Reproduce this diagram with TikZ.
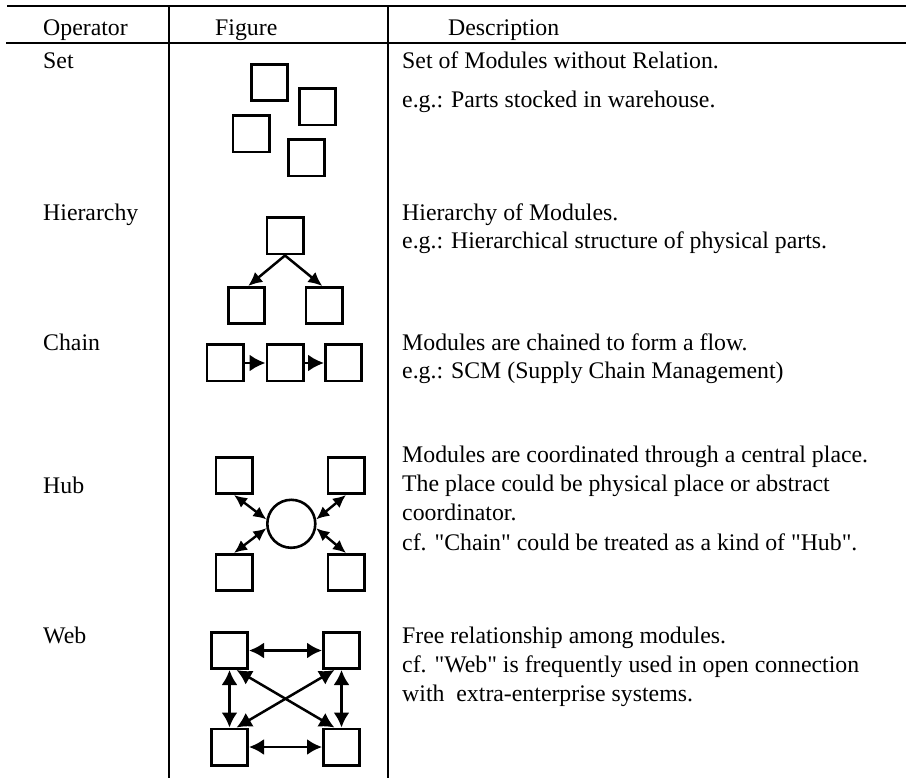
\documentclass[tikz,border=0pt]{standalone}
\usepackage{fontspec}
\setmainfont{Liberation Serif}[Ligatures=TeXOff]
\usetikzlibrary{arrows.meta}
\begin{document}
\begin{tikzpicture}[x=1pt,y=-1pt,
  modbox/.style={draw, line width=2.7pt, minimum size=36.3pt, inner sep=0pt},
  hubnode/.style={draw, circle, line width=2.6pt, minimum size=48pt, inner sep=0pt},
  link/.style={line width=2.5pt, -{Latex[length=16pt,width=17pt]}},
  linkmid/.style={line width=2.5pt, -{Latex[length=14pt,width=13pt]}},
  duplex/.style={line width=2.5pt, {Latex[length=15pt,width=16pt]}-{Latex[length=15pt,width=16pt]}},
  duplexsmall/.style={line width=2.4pt, {Latex[length=13pt,width=12pt]}-{Latex[length=13pt,width=12pt]}},
  txt/.style={anchor=base west, inner sep=0pt, font=\fontsize{23.8}{28}\selectfont},
  hrule/.style={line width=2pt},
  vrule/.style={line width=1.5pt}]
\useasboundingbox (0,0) rectangle (906,778);

% table rules
\coordinate (topL) at (7,6);   \coordinate (topR) at (906,6);
\coordinate (midL) at (6,43);  \coordinate (midR) at (906,43);
\coordinate (c1top) at (169,6); \coordinate (c1bot) at (169,778);
\coordinate (c2top) at (388,6); \coordinate (c2bot) at (388,778);
\draw[hrule] (topL) -- (topR);
\draw[hrule] (midL) -- (midR);
\draw[vrule] (c1top) -- (c1bot);
\draw[vrule] (c2top) -- (c2bot);

% header
\node[txt] (hdop)   at (43,36)  {Operator};
\node[txt] (hdfig)  at (215,36) {Figure};
\node[txt] (hddesc) at (448,36) {Description};

% operator names
\node[txt] (opset)  at (43,69)  {Set};
\node[txt] (ophier) at (43,221) {Hierarchy};
\node[txt] (opch)   at (43,351) {Chain};
\node[txt] (ophub)  at (43,493) {Hub};
\node[txt] (opweb)  at (43,643) {Web};

% descriptions
\node[txt] (dset1)  at (402,69)  {Set of Modules without Relation.};
\node[txt] (dset2)  at (402,108) {e.g.: Parts stocked in warehouse.};
\node[txt] (dhier1) at (402,221) {Hierarchy of Modules.};
\node[txt] (dhier2) at (402,249) {e.g.: Hierarchical structure of physical parts.};
\node[txt] (dch1)   at (402,351) {Modules are chained to form a flow.};
\node[txt] (dch2)   at (402,379) {e.g.: SCM (Supply Chain Management)};
\node[txt] (dhub1)  at (402,462) {Modules are coordinated through a central place.};
\node[txt] (dhub2)  at (402,491.5) {The place could be physical place or abstract};
\node[txt] (dhub3)  at (402,520.5) {coordinator.};
\node[txt] (dhub4)  at (402,550) {cf. "Chain" could be treated as a kind of "Hub".};
\node[txt] (dweb1)  at (402,643) {Free relationship among modules.};
\node[txt] (dweb2)  at (402,672) {cf. "Web" is frequently used in open connection};
\node[txt] (dweb3)  at (402,701) {with~ extra-enterprise systems.};

% Set
\node[modbox] (s1) at (269.5,82.5) {};
\node[modbox] (s2) at (317.5,107) {};
\node[modbox] (s3) at (251,134) {};
\node[modbox] (s4) at (306.5,158) {};

% Hierarchy
\node[modbox] (h0) at (285,236) {};
\node[modbox] (h1) at (246.5,305.5) {};
\node[modbox] (h2) at (324,305.5) {};
\draw[linkmid] (h0.south) -- (h1.85);
\draw[linkmid] (h0.south) -- (h2.95);

% Chain
\node[modbox] (c1) at (225,363) {};
\node[modbox] (c2) at (285,363) {};
\node[modbox] (c3) at (343.5,363) {};
\draw[link] (c1.east) -- (c2.west);
\draw[link] (c2.east) -- (c3.west);

% Hub
\node[hubnode] (hub) at (291.3,523.8) {};
\node[modbox] (htl) at (234,475.5) {};
\node[modbox] (htr) at (346,475.5) {};
\node[modbox] (hbl) at (234,572.5) {};
\node[modbox] (hbr) at (346,572.5) {};
\draw[duplexsmall] (htl.south) -- (hub.170);
\draw[duplexsmall] (hbl.north) -- (hub.190);
\draw[duplexsmall] (htr.south) -- (hub.10);
\draw[duplexsmall] (hbr.north) -- (hub.-10);

% Web
\node[modbox] (wtl) at (229.5,650.5) {};
\node[modbox] (wtr) at (341.5,650.5) {};
\node[modbox] (wbl) at (229.5,747) {};
\node[modbox] (wbr) at (341.5,747) {};
\draw[duplex] (wtl.east) -- (wtr.west);
\draw[duplex] (wbl.east) -- (wbr.west);
\draw[duplex] (wtl.south) -- (wbl.north);
\draw[duplex] (wtr.south) -- (wbr.north);
\draw[duplex] (wtl.-70) -- (wbr.110);
\draw[duplex] (wtr.-110) -- (wbl.70);
\end{tikzpicture}
\end{document}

○ ○ ○ ○ ○

▶ [Problem to solve] Please take the lines from the beginning of the data above through the line holding "(c2top) -- (c2bot);" and transcribe them exactly, without any pictures.

▶ [Response below]
Reproduce this diagram with TikZ.
\documentclass[tikz,border=0pt]{standalone}
\usepackage{fontspec}
\setmainfont{Liberation Serif}[Ligatures=TeXOff]
\usetikzlibrary{arrows.meta}
\begin{document}
\begin{tikzpicture}[x=1pt,y=-1pt,
  modbox/.style={draw, line width=2.7pt, minimum size=36.3pt, inner sep=0pt},
  hubnode/.style={draw, circle, line width=2.6pt, minimum size=48pt, inner sep=0pt},
  link/.style={line width=2.5pt, -{Latex[length=16pt,width=17pt]}},
  linkmid/.style={line width=2.5pt, -{Latex[length=14pt,width=13pt]}},
  duplex/.style={line width=2.5pt, {Latex[length=15pt,width=16pt]}-{Latex[length=15pt,width=16pt]}},
  duplexsmall/.style={line width=2.4pt, {Latex[length=13pt,width=12pt]}-{Latex[length=13pt,width=12pt]}},
  txt/.style={anchor=base west, inner sep=0pt, font=\fontsize{23.8}{28}\selectfont},
  hrule/.style={line width=2pt},
  vrule/.style={line width=1.5pt}]
\useasboundingbox (0,0) rectangle (906,778);

% table rules
\coordinate (topL) at (7,6);   \coordinate (topR) at (906,6);
\coordinate (midL) at (6,43);  \coordinate (midR) at (906,43);
\coordinate (c1top) at (169,6); \coordinate (c1bot) at (169,778);
\coordinate (c2top) at (388,6); \coordinate (c2bot) at (388,778);
\draw[hrule] (topL) -- (topR);
\draw[hrule] (midL) -- (midR);
\draw[vrule] (c1top) -- (c1bot);
\draw[vrule] (c2top) -- (c2bot);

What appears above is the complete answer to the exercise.